After all the heavy Thanksgiving foods, I am ready for some clean eating! This is my go-to salad. If you know me, you have probably seen me eating it at some point. It is full of veggies, protein and healthy fats to keep you full. I eat this for lunch a LOT. And I need quick lunches, so I will keep some of the chopped veggies and chickpeas in the fridge and add the less shelf-stable items when serving. My secret for quick chopping is THIS. It cuts back on a ton of prep time.

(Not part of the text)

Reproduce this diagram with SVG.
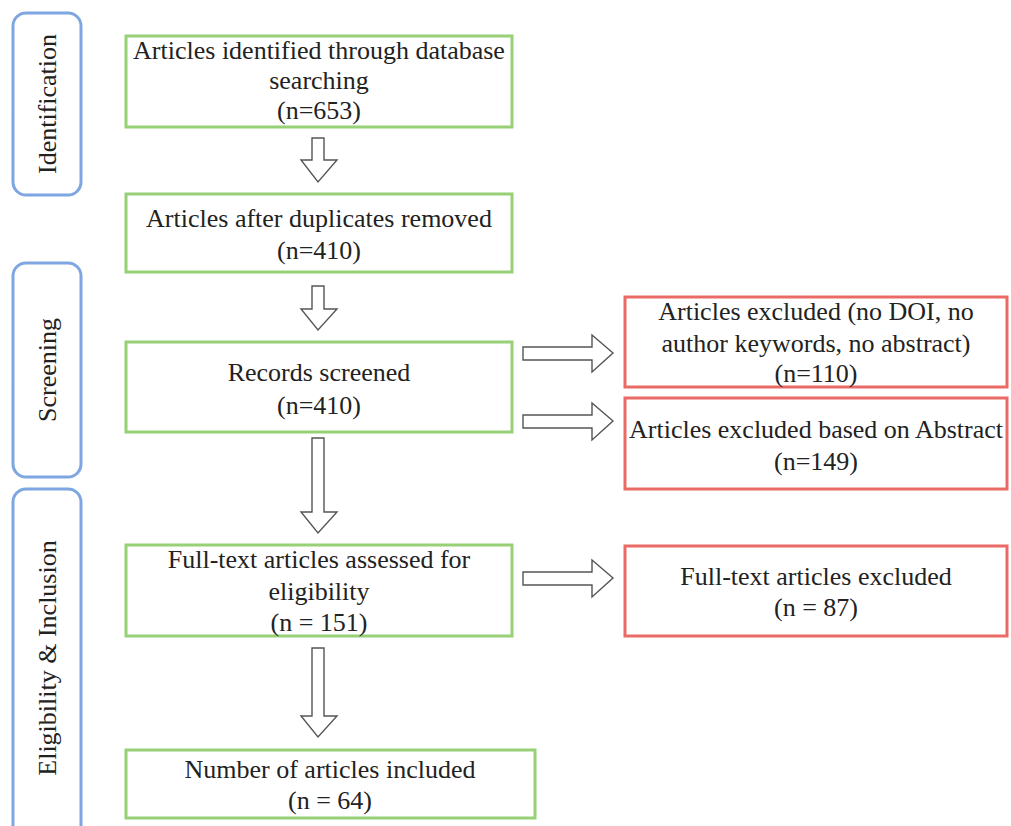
<svg xmlns="http://www.w3.org/2000/svg" width="1011" height="826" viewBox="0 0 1011 826">
<style>
.stage{fill:#fff;stroke:#7ea6e0;stroke-width:3}
.ok{fill:#fff;stroke:#97d077;stroke-width:3}
.ex{fill:#fff;stroke:#ea6b66;stroke-width:3}
.arr{fill:#fff;stroke:#555;stroke-width:1.4;stroke-linejoin:miter}
text{font-family:"Liberation Serif","Times New Roman",serif;font-size:26px;fill:#222;text-anchor:middle}
</style>
<rect width="1011" height="826" fill="#fff"/>
<g id="stage-identification">
<rect class="stage" x="13" y="13" width="68" height="182" rx="13"/>
<text transform="translate(56,104) rotate(-90)">Identification</text>
</g>
<g id="stage-screening">
<rect class="stage" x="13" y="263" width="68" height="214" rx="13"/>
<text transform="translate(56,370) rotate(-90)">Screening</text>
</g>
<g id="stage-eligibility">
<rect class="stage" x="13" y="489" width="68" height="360" rx="13"/>
<text transform="translate(56,658) rotate(-90)">Eligibility &amp; Inclusion</text>
</g>
<g id="connectors">
<polygon class="arr" points="312,138 324,138 324,160 337,160 318,182 301,160 312,160"/>
<polygon class="arr" points="312,286 324,286 324,309 337,309 318,330 301,309 312,309"/>
<polygon class="arr" points="312,438 324,438 324,512 337,512 318,533 301,512 312,512"/>
<polygon class="arr" points="312,648 324,648 324,716 337,716 318,737 301,716 312,716"/>
<polygon class="arr" points="523,347 592,347 592,335 613,353 592,372 592,360 523,360"/>
<polygon class="arr" points="523,415 592,415 592,403 613,421 592,440 592,428 523,428"/>
<polygon class="arr" points="523,572 592,572 592,560 613,578 592,597 592,585 523,585"/>
</g>
<g id="n-identified">
<rect class="ok" x="126" y="36" width="386" height="91"/>
<text x="319" y="59">Articles identified through database</text>
<text x="319" y="89">searching</text>
<text x="319" y="119">(n=653)</text>
</g>
<g id="n-duplicates">
<rect class="ok" x="126" y="194" width="386" height="78"/>
<text x="319" y="227">Articles after duplicates removed</text>
<text x="319" y="259">(n=410)</text>
</g>
<g id="n-screened">
<rect class="ok" x="126" y="342" width="386" height="90"/>
<text x="319" y="381">Records screened</text>
<text x="319" y="414">(n=410)</text>
</g>
<g id="n-fulltext">
<rect class="ok" x="126" y="545" width="386" height="91"/>
<text x="319" y="568">Full-text articles assessed for</text>
<text x="319" y="600">eligibility</text>
<text x="319" y="631">(n = 151)</text>
</g>
<g id="n-included">
<rect class="ok" x="126" y="750" width="409" height="68"/>
<text x="330" y="778">Number of articles included</text>
<text x="330" y="809">(n = 64)</text>
</g>
<g id="x-nodoi">
<rect class="ex" x="625" y="297" width="382" height="90"/>
<text x="816" y="320">Articles excluded (no DOI, no</text>
<text x="816" y="352">author keywords, no abstract)</text>
<text x="816" y="382">(n=110)</text>
</g>
<g id="x-abstract">
<rect class="ex" x="625" y="398" width="382" height="91"/>
<text x="816" y="438">Articles excluded based on Abstract</text>
<text x="816" y="470">(n=149)</text>
</g>
<g id="x-fulltext">
<rect class="ex" x="625" y="546" width="382" height="90"/>
<text x="816" y="585">Full-text articles excluded</text>
<text x="816" y="616">(n = 87)</text>
</g>
</svg>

Detox Chickpea Chopped Salad
1 large English cucumber, chopped
2 bell peppers, chopped (mix it up — red, green, yellow, orange — whatever is on sale)
1 cup carrots, chopped
1 15 oz. can chickpeas no salt added, drained and rinsed (add more to your tastes)
COMBINE CHICKPEAS AND VEGGIES ABOVE AND STORE IN A MEDIUM SIZED BOWL IN THE FRIDGE.
THIS IS ENOUGH FOR 3-4 DAYS OF GOOD-SIZED SALADS.
When ready to eat, place following items into a bowl.
⅓ avocado, chopped
1 medium tomato, chopped
1-2 tbsp feta
banana peppers (optional)
Add about 1 cup of the chickpea/veggie mixture to your ready-to-serve bowl, top with extra virgin olive oil & balsamic vinegar and let dressing soak in for a few minutes. All of these measurements are adjustable to your liking. Enjoy!